$0 England Foster Care Quick-Start Checklist

Can Single People Foster in England? The Honest Answer

Yes. Single people are approved as foster carers in England every year, across all 152 local authorities and the hundreds of Independent Fostering Agencies that operate alongside them. There is nothing in the Fostering Services (England) Regulations 2011 that requires an applicant to be part of a couple.

But the question behind the question is usually: "Will I actually be approved, or will being single count against me?" That deserves a more careful answer.

What the Assessment Actually Looks At

The Form F assessment — the comprehensive report completed over four to six months of home visits by your assessing social worker — is designed to evaluate whether you can provide the consistent, nurturing, and safe environment that looked-after children need. At no point does the assessment require two adults. What it does require is evidence of:

A strong support network. This is the single biggest factor for solo applicants. Your assessing social worker will want to understand who is around you — friends, family, neighbours, colleagues — and how available and reliable that network is in practice. An ecomap (a visual diagram of your support relationships) is part of the Form F process. The question is not "do you have a partner?" but "what happens when you are ill, when you need respite, or when the child has a crisis at 2am?"

Practical childcare cover. If you work full-time, the assessment will explore how you will manage placement life around your employment. Part-time work or flexible working arrangements are common among approved single carers. Some single carers are retired or work from home. Others negotiate flexible working specifically in preparation for a placement. What matters is that there is a credible answer — not a perfect one.

Financial stability. The assessment does not require high earnings. It requires evidence that your household can absorb the costs of a child joining it, especially in the period before allowances are established. Fostering allowances in England range from £170 to £299 per week per child (2025/26 National Minimum Allowance, depending on the child's age and your region), plus professional fees from many agencies. A single income household is not disqualifying, but significant existing debt or housing instability will be discussed.

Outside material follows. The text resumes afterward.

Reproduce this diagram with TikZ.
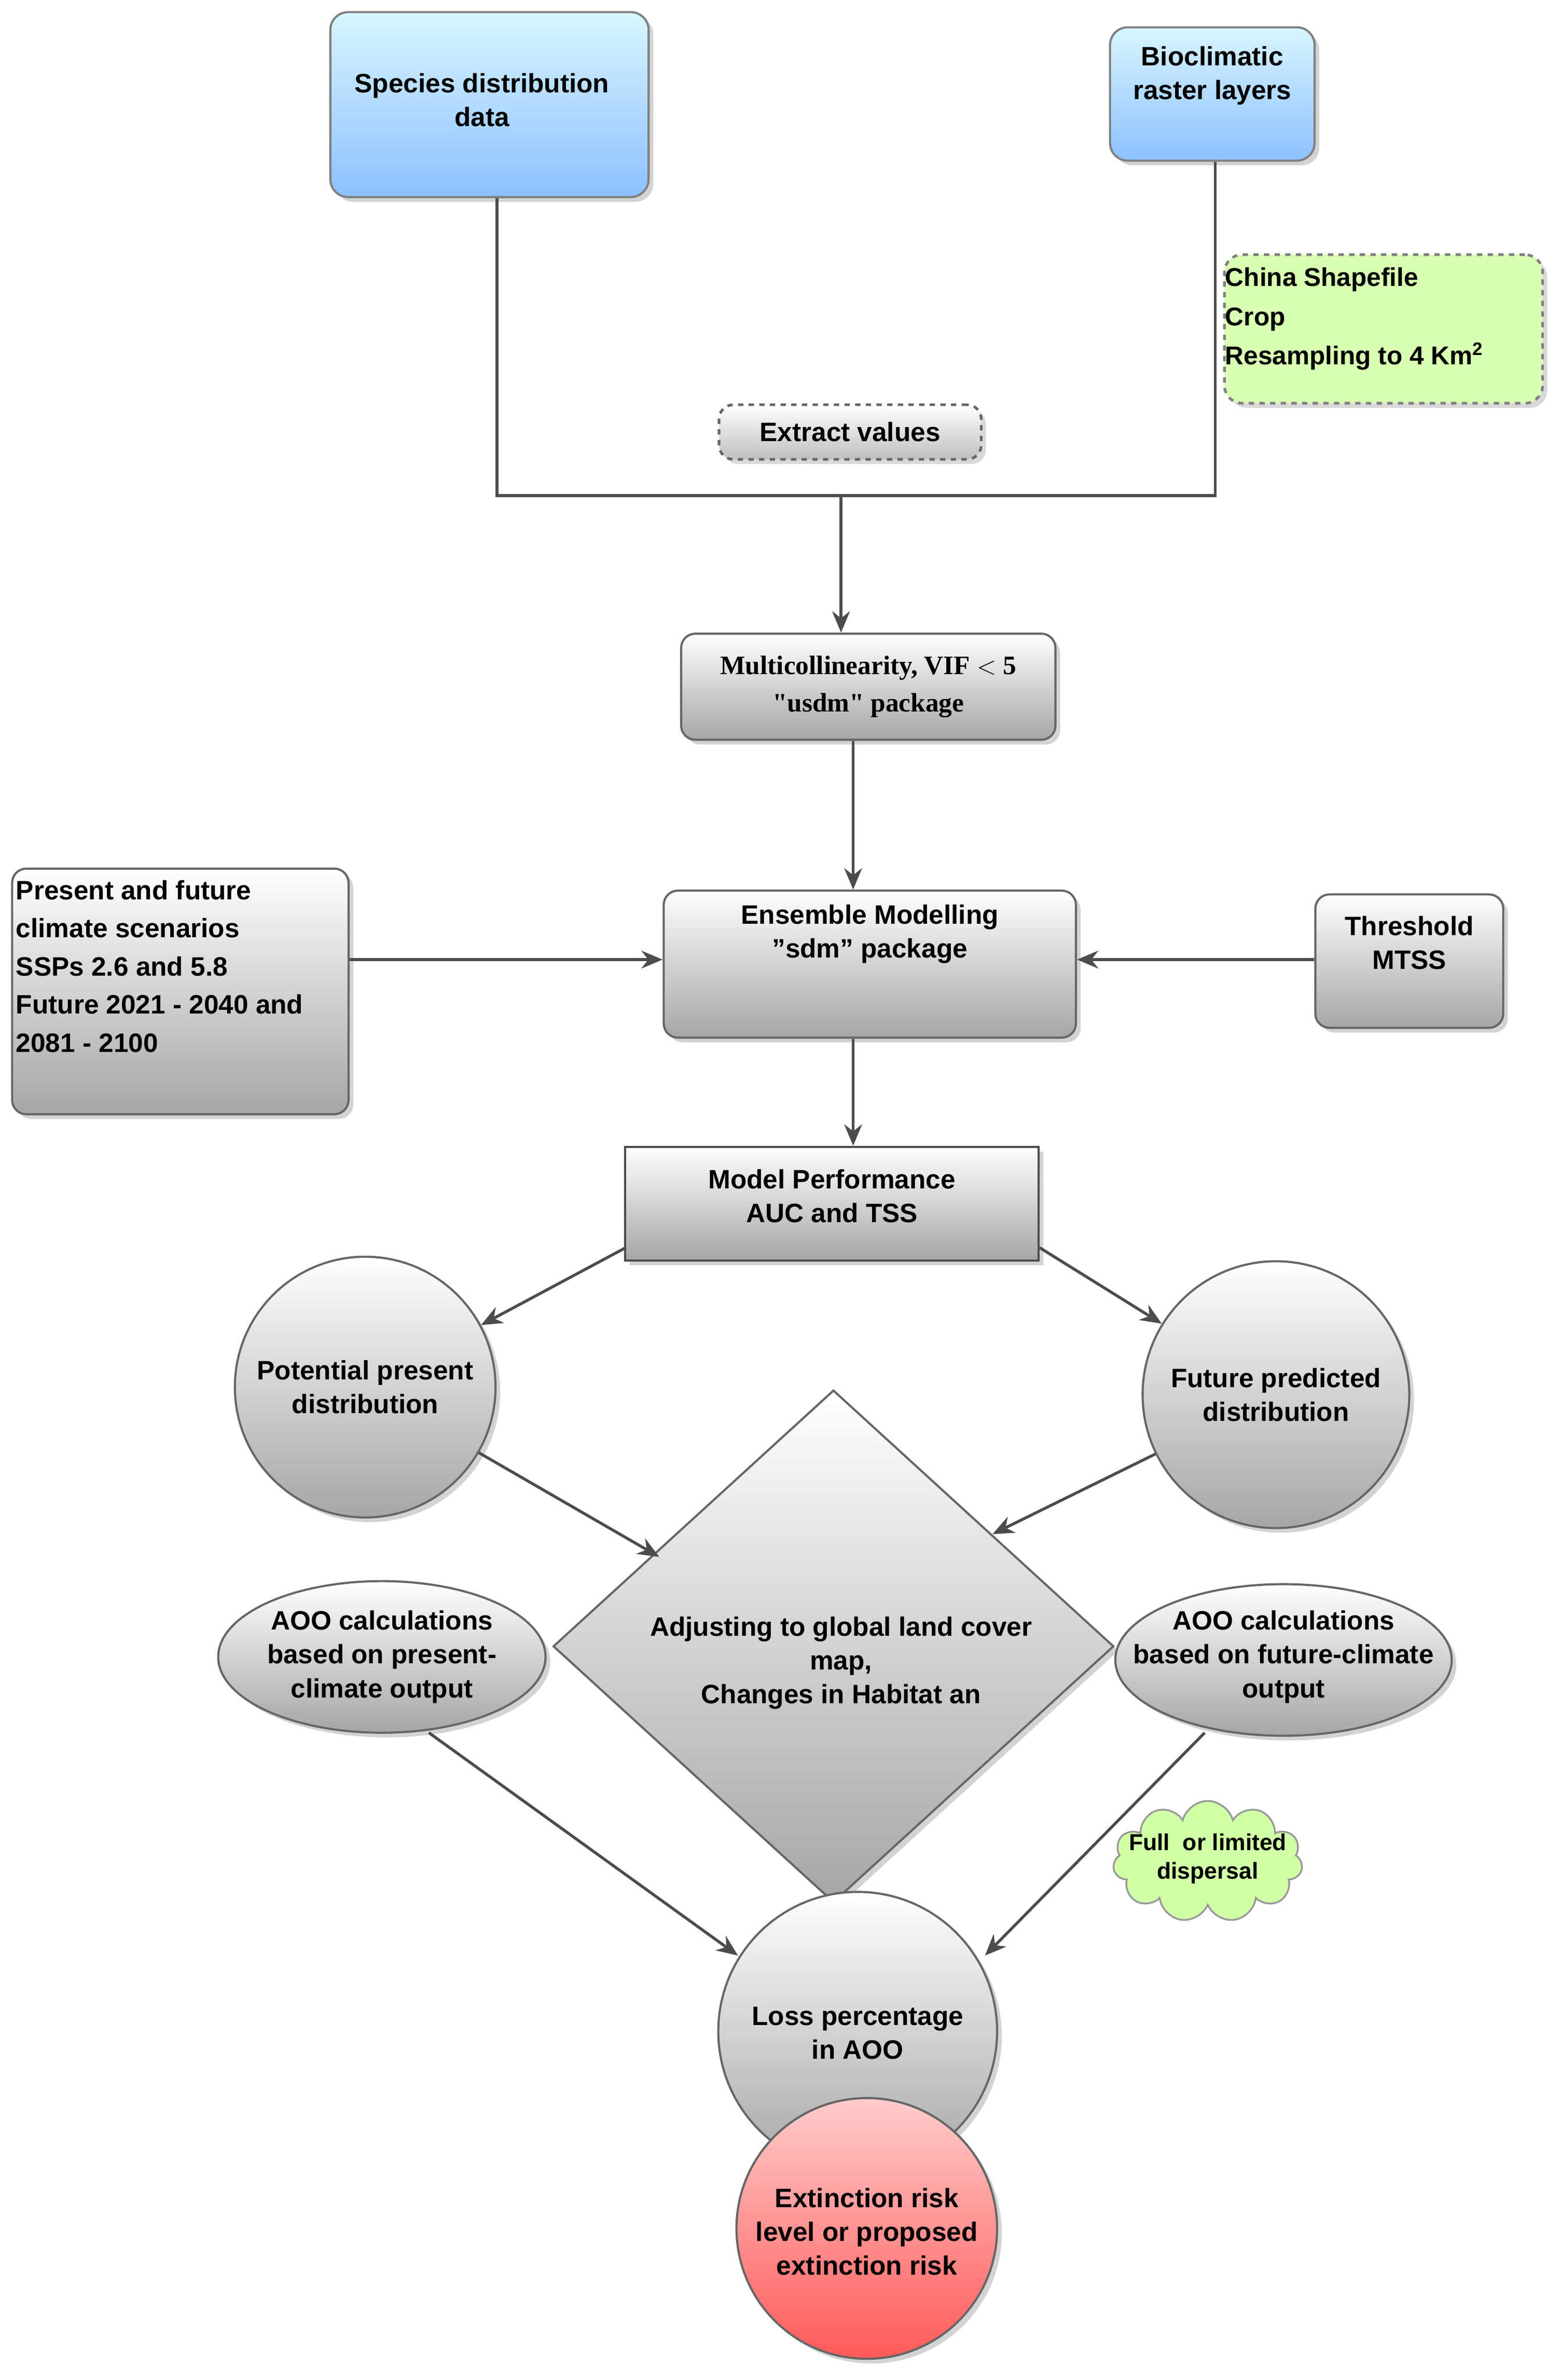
\documentclass[tikz,border=0pt]{standalone}
\usepackage{fontspec}
\setmainfont{Liberation Sans}
\newfontfamily\serifb{Liberation Serif}
\usetikzlibrary{shapes.geometric,shapes.symbols,shadows,arrows.meta}
\begin{document}
\begin{tikzpicture}[x=0.03cm,y=-0.03cm,
  every node/.style={font=\fontsize{15}{19}\selectfont\bfseries,align=center,inner sep=2pt},
  gbox/.style={draw=black!60,line width=1.2pt,rounded corners=8pt,top color=white,bottom color=black!35,drop shadow={opacity=0.35}},
  bbox/.style={draw=black!50,line width=1.2pt,rounded corners=10pt,top color=blue!25!cyan!15,bottom color=blue!55!cyan!45,drop shadow={opacity=0.35}},
  gcirc/.style={circle,draw=black!60,line width=1.2pt,top color=white,bottom color=black!35,drop shadow={opacity=0.35}},
  arr/.style={draw=black!70,line width=1.6pt,-{Stealth[length=12pt,width=10pt]}},
  ln/.style={draw=black!70,line width=1.6pt}]
\useasboundingbox (0,0) rectangle (1030,1570);
\node[bbox,minimum width=210*0.03cm,minimum height=122*0.03cm] (sp) at (323,69) {};
\node at (318,66) {Species distribution\\data};
\node[bbox,minimum width=135*0.03cm,minimum height=88*0.03cm] (bio) at (800,62) {};
\node at (800,50) {Bioclimatic\\raster layers};
\node[draw=black!50,dashed,line width=1.5pt,rounded corners=10pt,fill=green!35!lime!30,minimum width=210*0.03cm,minimum height=98*0.03cm,drop shadow={opacity=0.3}] (china) at (913,217) {};
\node[anchor=north west,align=left,font=\fontsize{14.5}{22}\selectfont\bfseries] (chinat) at (806,174) {China Shapefile\\Crop\\Resampling to 4 Km$^{\mathbf 2}$};
\node[draw=black!60,dashed,line width=1.5pt,rounded corners=8pt,top color=white,bottom color=black!25,minimum width=173*0.03cm,minimum height=36*0.03cm,drop shadow={opacity=0.3}] (ext) at (561,285) {Extract values};
\coordinate (j1) at (328,327); \coordinate (j2) at (802,327); \coordinate (jm) at (555,327);
\draw[ln] (sp.south -| j1) -- (j1) -- (j2) -- (bio.south -| j2);
\node[gbox,minimum width=247*0.03cm,minimum height=70*0.03cm,font=\serifb\fontsize{15}{21}\selectfont\bfseries] (mc) at (573,453) {Multicollinearity, VIF $<$ 5\\"usdm" package};
\draw[arr] (jm) -- (mc.north -| jm);
\node[gbox,minimum width=272*0.03cm,minimum height=97*0.03cm] (ens) at (574,636) {};
\node at (574,616) {Ensemble Modelling\\\symbol{34}sdm\symbol{34} package};
\draw[arr] (mc.south -| 563,0) -- (ens.north -| 563,0);
\node[gbox,minimum width=222*0.03cm,minimum height=162*0.03cm] (pr) at (119,654) {};
\node[anchor=north west,align=left,font=\fontsize{15}{21.5}\selectfont\bfseries] (prt) at (8,578) {Present and future\\climate scenarios\\ SSPs 2.6 and 5.8\\Future 2021 - 2040 and\\2081 - 2100};
\draw[arr] (pr.east |- 0,633) -- (ens.west |- 0,633);
\node[gbox,minimum width=124*0.03cm,minimum height=88*0.03cm] (th) at (930,634) {};
\node at (930,622) {Threshold\\MTSS};
\draw[arr] (th.west |- 0,633) -- (ens.east |- 0,633);
\node[draw=black!70,line width=1.2pt,top color=white,bottom color=black!35,minimum width=273*0.03cm,minimum height=75*0.03cm,drop shadow={opacity=0.35}] (mp) at (549,794) {};
\node at (549,789) {Model Performance\\AUC and TSS};
\draw[arr] (ens.south -| 563,0) -- (mp.north -| 563,0);
\node[gcirc,minimum size=172*0.03cm] (pp) at (241,915) {Potential present\\distribution};
\node[gcirc,minimum size=176*0.03cm] (fp) at (842,920) {Future predicted\\distribution};
\draw[arr] (413,823) -- (pp);
\draw[arr] (686,823) -- (fp);
\node[diamond,draw=black!60,line width=1.2pt,top color=white,bottom color=black!35,minimum width=370*0.03cm,minimum height=338*0.03cm,inner sep=0pt,drop shadow={opacity=0.35}] (dia) at (550,1086) {};
\node at (555,1097) (dt) {Adjusting to global land cover\\map,\\Changes in Habitat an};
\draw[arr] (pp) -- (435,1027);
\draw[arr] (fp) -- (655,1012);
\node[ellipse,draw=black!60,line width=1.2pt,top color=white,bottom color=black!35,minimum width=216*0.03cm,minimum height=100*0.03cm,inner sep=0pt,drop shadow={opacity=0.35}] (ap) at (252,1093) {};
\node at (252,1093) {AOO calculations\\based on present-\\climate output};
\node[ellipse,draw=black!60,line width=1.2pt,top color=white,bottom color=black!35,minimum width=222*0.03cm,minimum height=100*0.03cm,inner sep=0pt,drop shadow={opacity=0.35}] (af) at (847,1095) {};
\node at (847,1093) {AOO calculations\\based on future-climate\\output};
\node[gcirc,minimum size=184*0.03cm] (loss) at (566,1340) {};
\node at (566,1341) {Loss percentage\\in AOO};
\node[circle,draw=black!60,line width=1.2pt,top color=red!20,bottom color=red!65,minimum size=172*0.03cm,drop shadow={opacity=0.35}] (ext2) at (572,1470) {};
\node at (572,1472) {Extinction risk\\level or proposed\\extinction risk};
\draw[arr] (283,1143) -- (487,1290);
\draw[arr] (795,1143) -- (650,1290);
\node[cloud,cloud puffs=11,aspect=1.8,draw=black!40,line width=1pt,fill=green!35!lime!35,minimum width=125*0.03cm,minimum height=80*0.03cm,inner sep=0pt] (cl) at (797,1228) {};
\node[font=\fontsize{13}{16}\selectfont\bfseries] at (797,1226) {Full\ \ or limited\\dispersal};
\end{tikzpicture}
\end{document}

What Single Carers Actually Foster

Single foster carers in England tend to be matched with:

  • Older children (7+) who have clear individual needs rather than sibling groups requiring divided attention
  • Short-term placements where the support structures are most visible
  • Teenagers, where a single adult can sometimes provide more focused, consistent attention than a couple managing competing household demands
  • Respite placements, which are lower intensity and a common starting point

This is a tendency, not a rule. Single carers are approved for sibling groups, for babies, and for long-term placements when the assessment establishes they have the capacity and support to manage it.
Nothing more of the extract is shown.